Voice/Vision Holocaust Survivor Oral History Archive

Zofia Szostak - 1985

War

How did you feel, as a young person, with all this excitement going on?

For me this was really exciting, you know, it was just in the beginning, you know, just shortly before the war, this was something...I never really believed that there, there will be a war, you know. I never really believed. And uh, but all of this was a little bit different, you know, and God forgive me, I was even happy that maybe school would be closed, you know...usually open uh, September the 1st you know, was a big time, when those few days before, we are going and buying, buying all sorts of books and preparing. But this was supposed to be something different, and uh...but then, you know, we started seeing uh, people coming in trains, they all were going to east, to south of ??? was just--you know, and some of our friends were being mobilized. We could not go, just like, get in touch with uh, Auntie Szostak, from, from eastern part of Poland already, and uh, things like this, you know. And then we heard that some people were cut off from, there were some Scouts from, from Wieliczka, went to the camp in eastern part of Poland, and they wanted to come back, and they couldn't. We don't know really what, what has happened with all of them; some of them came back later. And...

Wieliczka was?

Wieliczka, this was between Bochnia and Kraków; salt mining city...
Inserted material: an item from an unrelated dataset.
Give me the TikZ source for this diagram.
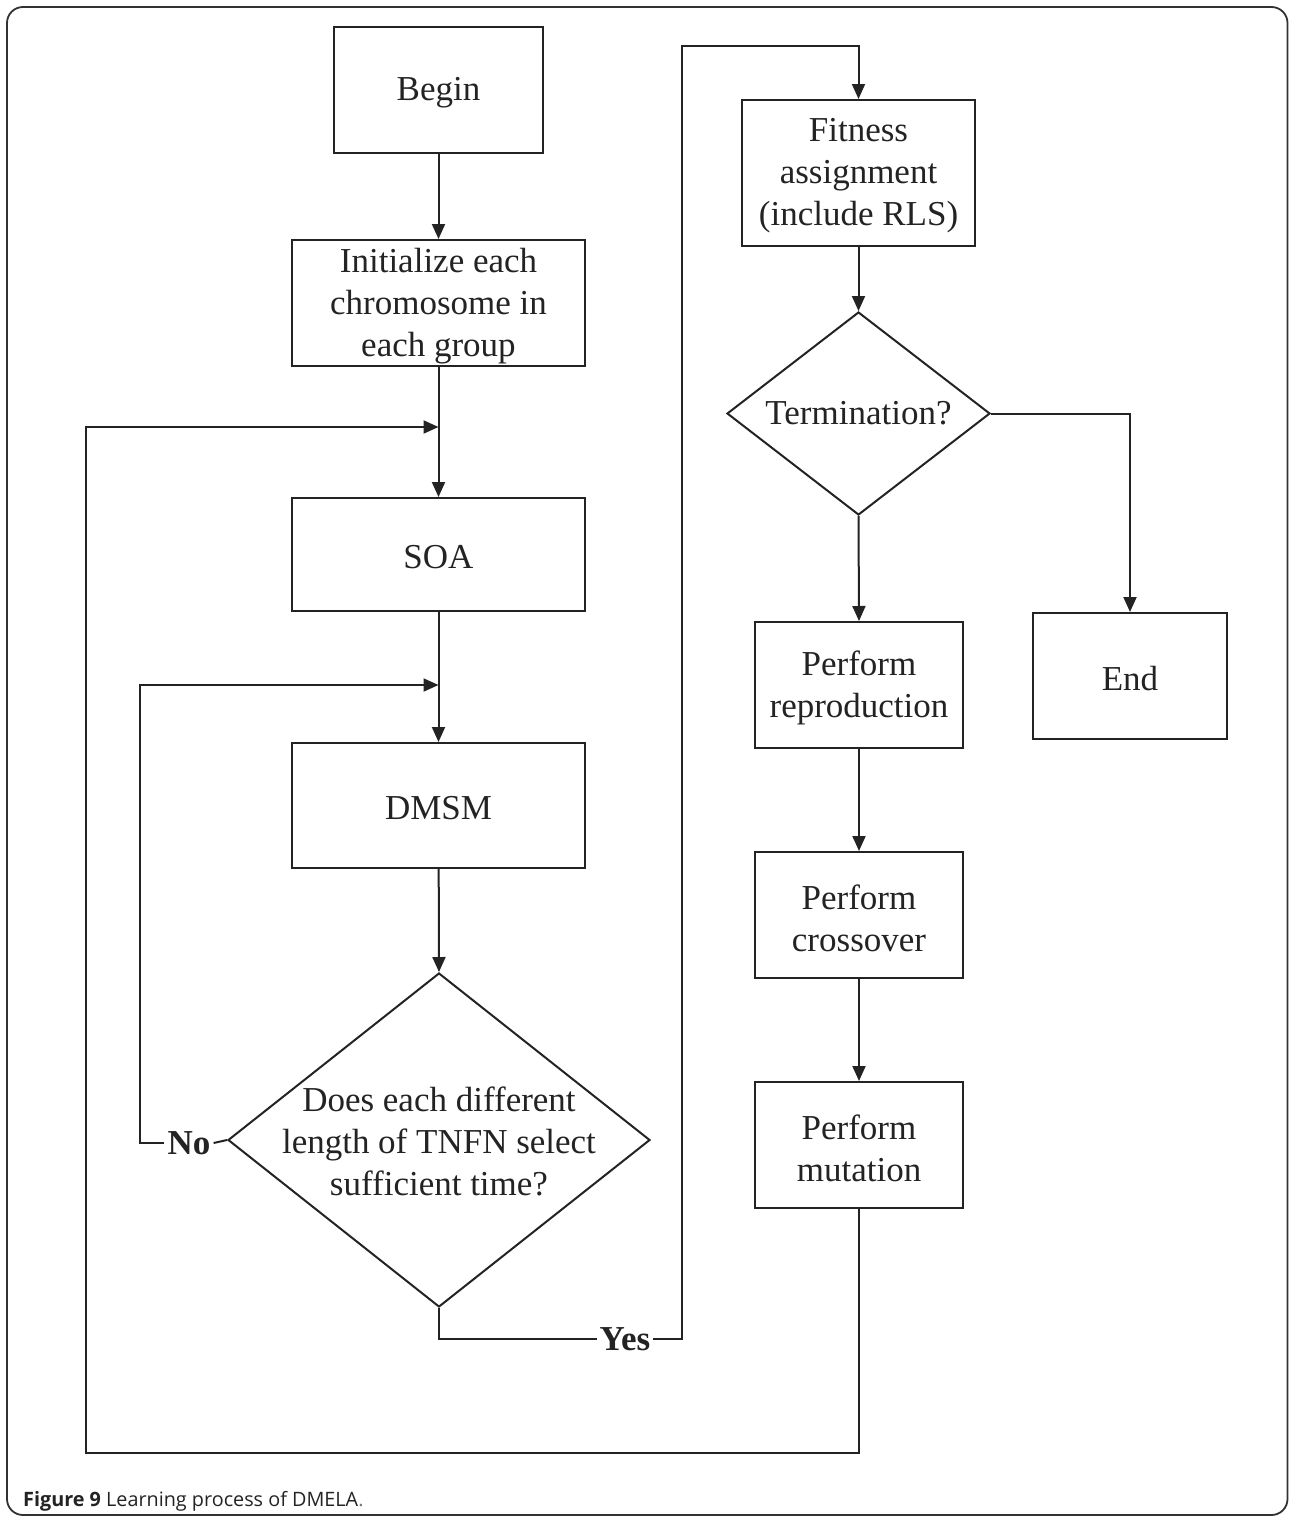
\documentclass[tikz,border=0pt]{standalone}
\usepackage{fontspec}
\setmainfont{Liberation Serif}
\newfontfamily\capfont{Open Sans}
\usetikzlibrary{arrows.meta,shapes.geometric}
\definecolor{ink}{RGB}{35,35,35}
\definecolor{frameink}{RGB}{50,50,50}
\definecolor{dotgray}{RGB}{120,120,120}
\begin{document}
\begin{tikzpicture}[x=1pt,y=-1pt,
  txt/.style={font=\fontsize{35}{42}\selectfont, text=ink, align=center, inner sep=0pt},
  box/.style={draw=ink, line width=2pt, inner sep=0pt},
  dia/.style={draw=ink, line width=2pt, shape=diamond, inner sep=0pt},
  lbl/.style={font=\bfseries\fontsize{35}{42}\selectfont, text=ink, inner sep=3pt},
  conn/.style={draw=ink, line width=2pt},
  arr/.style={conn, -{Triangle[length=15pt,width=13pt]}}]
\useasboundingbox (0,0) rectangle (1289,1518);
% outer frame
\draw[frameink, line width=1.8pt, rounded corners=16pt] (7,7) rectangle (1287.5,1515);

% left column: shapes
\node[box, minimum width=209, minimum height=126] (begin) at (438.5,90) {};
\node[box, minimum width=293, minimum height=126] (init) at (438.5,303) {};
\node[box, minimum width=293, minimum height=113] (soa) at (438.5,554.5) {};
\node[box, minimum width=293, minimum height=125] (dmsm) at (438.5,805.5) {};
\node[dia, minimum width=422, minimum height=334] (q1) at (439,1140) {};
% left column: texts
\node[txt] (begint) at ([yshift=-3pt]begin.center) {Begin};
\node[txt] (initt) at ([yshift=-3pt]init.center) {Initialize each\\chromosome in\\each group};
\node[txt] (soat) at ([yshift=-3pt]soa.center) {SOA};
\node[txt] (dmsmt) at ([yshift=-3pt]dmsm.center) {DMSM};
\node[txt] (q1t) at (439,1141) {Does each different\\length of TNFN select\\sufficient time?};
\node[lbl] (no) at (189,1143) {No};
\node[lbl] (yes) at (625,1339) {Yes};

% right column: shapes
\node[box, minimum width=233, minimum height=146] (fit) at (858.5,173) {};
\node[dia, minimum width=263, minimum height=203] (q2) at (858.5,413.5) {};
\node[box, minimum width=194, minimum height=126] (fin) at (1130,676) {};
\node[box, minimum width=208, minimum height=126] (rep) at (859,685) {};
\node[box, minimum width=208, minimum height=126] (cro) at (859,915) {};
\node[box, minimum width=208, minimum height=126] (mut) at (859,1145) {};
% right column: texts
\node[txt] (fitt) at ([yshift=-3pt]fit.center) {Fitness\\assignment\\(include RLS)};
\node[txt] (q2t) at (858.5,413) {Termination?};
\node[txt] (fint) at ([yshift=-3pt]fin.center) {End};
\node[txt] (rept) at ([yshift=-3pt]rep.center) {Perform\\reproduction};
\node[txt] (crot) at ([yshift=-3pt]cro.center) {Perform\\crossover};
\node[txt] (mutt) at ([yshift=-3pt]mut.center) {Perform\\mutation};

% bend points of the loops
\coordinate (m1) at (438.5,427);
\coordinate (m2) at (438.5,685);
\coordinate (lb) at (86,1453);
\coordinate (lt) at (140,685);
\coordinate (yt) at (682,46);

% main flow
\draw[arr] (begin) -- (init);
\draw[arr] (init) -- (soa);
\draw[arr] (soa) -- (dmsm);
\draw[arr] (dmsm) -- (q1.north);
\draw[conn] (q1.west) -- (no.east);
\draw[arr] (no.west) -| (lt) -- (m2);
\draw[conn] (q1.south) |- (yes.west);
\draw[arr] (yes.east) -| (yt) -| (fit.north);
\draw[arr] (fit) -- (q2.north);
\draw[arr] (q2.east) -| (fin.north);
\draw[arr] (q2.south) -- (rep.north);
\draw[arr] (rep) -- (cro);
\draw[arr] (cro) -- (mut);
\draw[arr] (mut.south) |- (lb) |- (m1);

% caption
\node[anchor=base west, inner sep=0pt, text=ink, font=\capfont\fontsize{19.8}{24}\selectfont] (cap) at (23,1506) {\textbf{Figure 9} Learning process of DMELA\textcolor{dotgray}{.}};
\end{tikzpicture}
\end{document}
It was a salt mining place?

Yes. And closer to Kraków, though, you know.

OK. It was not yet a labor camp, Wieliczka?

No. Do you know, I, I heard you saying about the camp in Wieliczka...I heard about labor camp in Płaszów, I didn't hear about Wieliczka.

I think in the mines, and...

And this was so close, may...maybe they used them, I don't know.

Did, at any time did your parents think that they should go east? Did it ever occur to them?

We wanted to go over there, to, to Ciotka Szostak, because she owned the land, and to us this was, somehow it looked, because it was rather uh, far away from, from big town. And uh, to us it look...since it was out of, out of the way, it will be safer. And just about when, when war broke out, we had this uh--you know, 'cause, just shortly before the war, for one reason or another, this was out of the question. Oh, even for this reason that I had, I was assigned certain duties, you know, either railway station serving water or coffee to people, you know, 'cause they were coming the in the wagons, there were thousands of them, and uh, come by train. And we had to feed them, maybe somebody, you know, Red Cross ladies were making some sandwiches or this, and uh, were giving this out. So we, we stayed during the war, and I remember, early in the morning, like day, day before, we couldn't sleep very well, and we stayed for a long time, and then my father uh, woke up early, and I wanted to know what was going on. And he told--so I got out of the bed, and my father says, "Look, Sasha, look at those, you know, some, some planes are coming. What is, what is going on?" And at first we thought that they were Polish planes, then they were coming closer, and we saw those, those ???, you know, on, on this, and they started bombing. But um, besides some few houses, not very far from the railway station, no house was really, our, our house was not, not touched at that time. And uh, so okay, this was my very first, first impression, was I think about five, five, six o'clock in the morning.